Cheap little servers handle so much of the Internet's dirty
work that giant computers known as mainframes, which debuted
50 years ago and often cost more than $1 million, are supposed
to be passe.
[if] you were to break modern computing history into its
simplest terms, it would go something like this: There was the
centralized-mainframe era, and then there was the
distributed-computing era. And the former ended a while ago.
"For every application, many times it takes five servers in
a distributed environment," said Jim Stallings, who runs IBM's
mainframe division. "Many customers are saying, 'I can't deal
with the complexity."'
It's interesting that this also applies to Domino. One of my key complaints about a open source or MS collaboration solution is the number of products one has to implement and manage. Domino is the mainframe of collaboration software, in more ways than one.

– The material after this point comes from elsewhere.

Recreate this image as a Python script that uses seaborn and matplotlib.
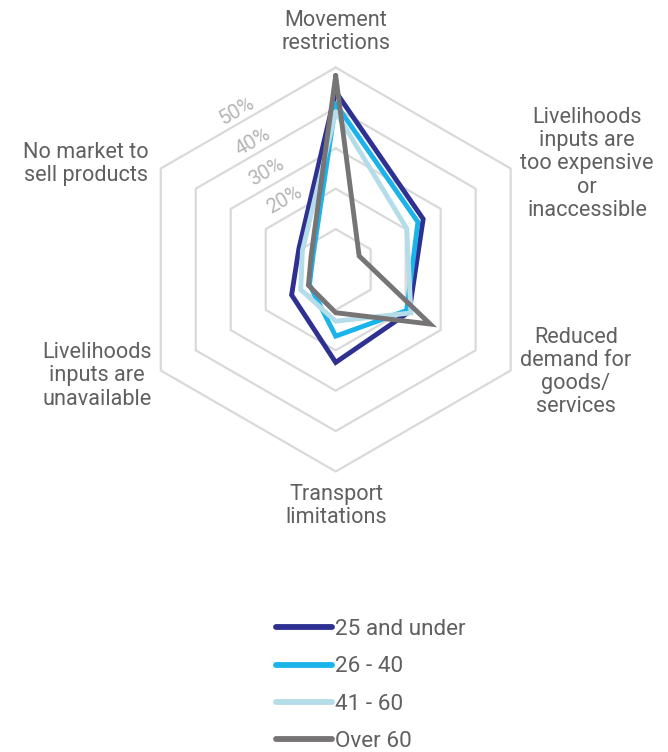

The cool thing is a Brazilian game company called Hoplon is releasing a new game that's hosted on an IBM mainframe. Showing the true flexibility of a mainframe, they aren't even using their own:
But rather than shelling out precious startup capital to own
a mainframe, Hoplon is remotely accessing one stashed in an
IBM data center in Brazil. The same machine manages a retirement
fund for IBM's Brazilian employees and handles operations for
a building-tools manufacturer.
Now that is something nifty. Oh, and the game looks pretty awesome, too.